An IPSIG may disclose confidential information it receives during
an assignment only as required by law or as agreed among the parties
to the assignment.
To that end, an IPSIG, unless otherwise agreed between the parties
to a particular assignment, shall cooperate in efforts to resist
attempts by third parties to obtain confidential information acquired
by it in the performance of its work.
When the circumstances of the particular assignment preclude
the operation of otherwise generally available privileges or
professional standards protecting the confidentiality of client
information, an IPSIG shall ensure that its client is made aware
of the non-availability of such privileges and standards, and is
informed of the implications of such non-availability, prior to
the commencement of the assignment.
- This paragraph covers the
general duty of confidentiality with respect to client information.

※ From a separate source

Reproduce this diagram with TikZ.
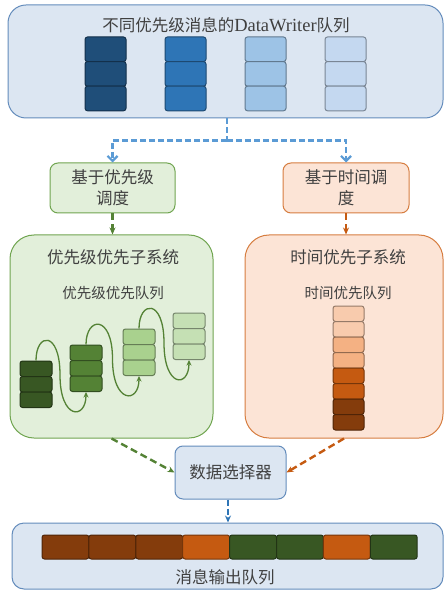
\documentclass[tikz,border=0pt]{standalone}
\usepackage{fontspec}
\setmainfont{Liberation Serif}
\newfontfamily\cjk{Noto Sans CJK SC}
\usetikzlibrary{arrows.meta,calc}
\definecolor{txt}{RGB}{64,64,64}
\definecolor{bfill}{RGB}{220,230,242}
\definecolor{bline}{RGB}{100,140,188}
\definecolor{gfill}{RGB}{226,239,218}
\definecolor{gline}{RGB}{112,165,80}
\definecolor{ofill}{RGB}{252,228,214}
\definecolor{oline}{RGB}{214,125,64}
\definecolor{navy}{RGB}{31,78,121}
\definecolor{blue2}{RGB}{46,117,182}
\definecolor{lb1}{RGB}{157,195,230}
\definecolor{lb2}{RGB}{196,216,240}
\definecolor{gd}{RGB}{56,87,35}
\definecolor{gm}{RGB}{84,130,53}
\definecolor{gl1}{RGB}{169,209,142}
\definecolor{gl2}{RGB}{197,224,180}
\definecolor{od}{RGB}{132,60,12}
\definecolor{om}{RGB}{197,90,17}
\definecolor{ol1}{RGB}{244,177,131}
\definecolor{ol2}{RGB}{248,203,173}
\definecolor{bdash}{RGB}{91,155,213}
\definecolor{bdark}{RGB}{46,117,182}
\definecolor{gdash}{RGB}{84,130,53}
\definecolor{odash}{RGB}{197,90,17}
\tikzset{
  panel/.style={line width=1pt},
  bluepanel/.style={panel, fill=bfill, draw=bline},
  greenpanel/.style={panel, fill=gfill, draw=gline},
  orangepanel/.style={panel, fill=ofill, draw=oline},
  bigtxt/.style={font=\cjk\fontsize{16.5}{21}\selectfont, text=txt, inner sep=0pt},
  smalltxt/.style={font=\cjk\fontsize{14.5}{18}\selectfont, text=txt, inner sep=0pt},
  cell/.style={rounded corners=2.5pt, line width=1pt, inner sep=0pt},
  wave/.style={draw=gm, line width=1.3pt, -{Stealth[length=5.5pt,width=5pt]}},
  bluedash/.style={draw=bdash, line width=2.2pt, dash pattern=on 6pt off 3pt},
  gdashline/.style={draw=gdash, line width=2.4pt, dash pattern=on 7pt off 4pt, -{Stealth[length=7pt,width=6pt]}},
  odashline/.style={draw=odash, line width=2.4pt, dash pattern=on 7pt off 4pt, -{Stealth[length=7pt,width=6pt]}},
}
\begin{document}
\begin{tikzpicture}[x=1pt,y=-1pt]
\useasboundingbox (0,0) rectangle (444,593);

% top panel
\node[bluepanel, rounded corners=18pt, minimum width=435pt, minimum height=113pt] (top) at (225.5,61.5) {};
\node[bigtxt] (toptitle) at (226,25) {不同优先级消息的{\rmfamily\fontsize{18.5}{21}\selectfont DataWriter}队列};
\foreach \c [count=\i] in {navy,blue2,lb1,lb2} {
  \foreach \r in {1,2,3} {
    \node[cell, fill=\c, draw=\c!62!black, minimum width=41pt, minimum height=24.6pt] (t\i\r) at ({105.5+80*(\i-1)}, {49.3+24.6*(\r-1)}) {};
  }
}

% scheduling boxes
\node[greenpanel, rounded corners=8pt, minimum width=125pt, minimum height=50pt] (gsched) at (112.5,188) {};
\node[bigtxt, align=center] (gschedt) at (gsched) {基于优先级\\调度};
\node[orangepanel, rounded corners=8pt, minimum width=126pt, minimum height=50pt] (osched) at (346,188) {};
\node[bigtxt, align=center] (oschedt) at (osched) {基于时间调\\度};

% top split connector
\coordinate (split) at ($(top.south)+(1.5,22)$);
\draw[bluedash] (top.south -| split) -- (split);
\draw[bluedash, -{Straight Barb[length=5pt,width=10pt]}] (split) -| (gsched.north);
\draw[bluedash, -{Straight Barb[length=5pt,width=10pt]}] (split) -| (osched.north);

% big subsystem boxes
\node[greenpanel, rounded corners=24pt, minimum width=203pt, minimum height=203pt] (gbox) at (111.5,336.5) {};
\node[bigtxt] (gboxt) at (113,257) {优先级优先子系统};
\node[smalltxt] (gboxs) at (113,293) {优先级优先队列};
\node[orangepanel, rounded corners=24pt, minimum width=198pt, minimum height=203pt] (obox) at (344,336.5) {};
\node[bigtxt] (oboxt) at (348,257) {时间优先子系统};
\node[smalltxt] (oboxs) at (348,293) {时间优先队列};

\draw[gdashline] (gsched.south) -- (gsched.south |- gbox.north);
\draw[odashline] (osched.south) -- (osched.south |- obox.north);

% green priority stacks
\foreach \c/\x/\t [count=\i] in {gd/36/361, gm/86/345, gl1/139/329, gl2/189/313} {
  \foreach \r in {1,2,3} {
    \node[cell, fill=\c, draw=\c!60!black, minimum width=32pt, minimum height=15.5pt] (g\i\r) at (\x, {\t+7.75+15.5*(\r-1)}) {};
  }
}
\coordinate (m1) at (60,375);
\coordinate (m2) at (112.5,359);
\coordinate (m3) at (164,343);
\draw[wave] (g11.north) .. controls +(0,-28) and +(0,-45) .. (m1) .. controls +(0,45) and +(0,28) .. (g23.south);
\draw[wave] (g21.north) .. controls +(0,-28) and +(0,-45) .. (m2) .. controls +(0,45) and +(0,28) .. (g33.south);
\draw[wave] (g31.north) .. controls +(0,-28) and +(0,-45) .. (m3) .. controls +(0,45) and +(0,28) .. (g43.south);

% orange time stack
\foreach \c [count=\r] in {ol2,ol2,ol1,ol1,om,om,od,od} {
  \node[cell, fill=\c, draw=\c!60!black, minimum width=31pt, minimum height=15.5pt] (o\r) at (348.5, {306+7.75+15.5*(\r-1)}) {};
}

% selector
\node[bluepanel, rounded corners=8pt, minimum width=111pt, minimum height=53pt] (sel) at (230.5,472.5) {};
\node[bigtxt] (selt) at (sel) {数据选择器};
\draw[gdashline] (gbox.south) -- (sel.west);
\draw[odashline] (obox.south) -- (sel.east);

% output queue
\node[bluepanel, rounded corners=12pt, minimum width=431pt, minimum height=66pt] (out) at (227.5,556) {};
\coordinate (xa) at (228,0);
\draw[draw=bdark, line width=2.4pt, dash pattern=on 6pt off 3pt, -{Stealth[length=7pt,width=6pt]}] (sel.south -| xa) -- (xa |- out.north);
\foreach \c [count=\k] in {od,od,od,om,gd,gd,om,gd} {
  \node[cell, fill=\c, draw=\c!60!black, minimum width=46.9pt, minimum height=24pt] (q\k) at ({42+23.45+46.9*(\k-1)}, 547) {};
}
\node[bigtxt] (outt) at (225,577) {消息输出队列};
\end{tikzpicture}
\end{document}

The general language in the first paragraph permits the disclosure
of information for the purpose of fulfilling dual reporting responsibilities.
- The second paragraph requires an IPSIG to cooperate in opposing
attempts by third parties to obtain copies of documents produced
by the IPSIG, such as investigative reports, for the purpose
of litigation against the host organization or otherwise. Such
opposition might include asserting the self-evaluative privilege,
the "limited waiver" theory and the law enforcement
- The third paragraph requires the IPSIG to ensure that the host
organization is fully informed and understands the implications
of the loss of any privileges (including the loss of any attorney-client
and work product privileges) when an IPSIG report is communicated
to the reporting entity. The non-applicability of any other standards
relating to confidentiality, e.g., AICPA Professional Standards,
AU §§ 316.29, 317.23 should likewise be communicated,
depending upon the circumstances. Ideally, this should be included
in the IPSIG's retainer agreement with the client.
- Under Federal and certain state laws, a private citizen with
unique knowledge of fraud against the government can bring an
action in the name of the government (known as a "qui tam" action)
and, in return, receive a share of the proceeds. (31 U.S.C. § 3729
et seq. (Federal False Claims Act); e.g., Fla. Stat. Ann. § 68.081-092
(Supp. 1995) (Florida False Claims Act).) If an IPSIG or its
members, in the course of an assignment, uncovers information
indicating the commission of fraud against the government by
the host organization, it would be improper, and would constitute
a breach of confidentiality, for the IPSIG or any of its members
to bring a qui tam action, or to provide that information to
another for the purpose of bringing a qui tam action.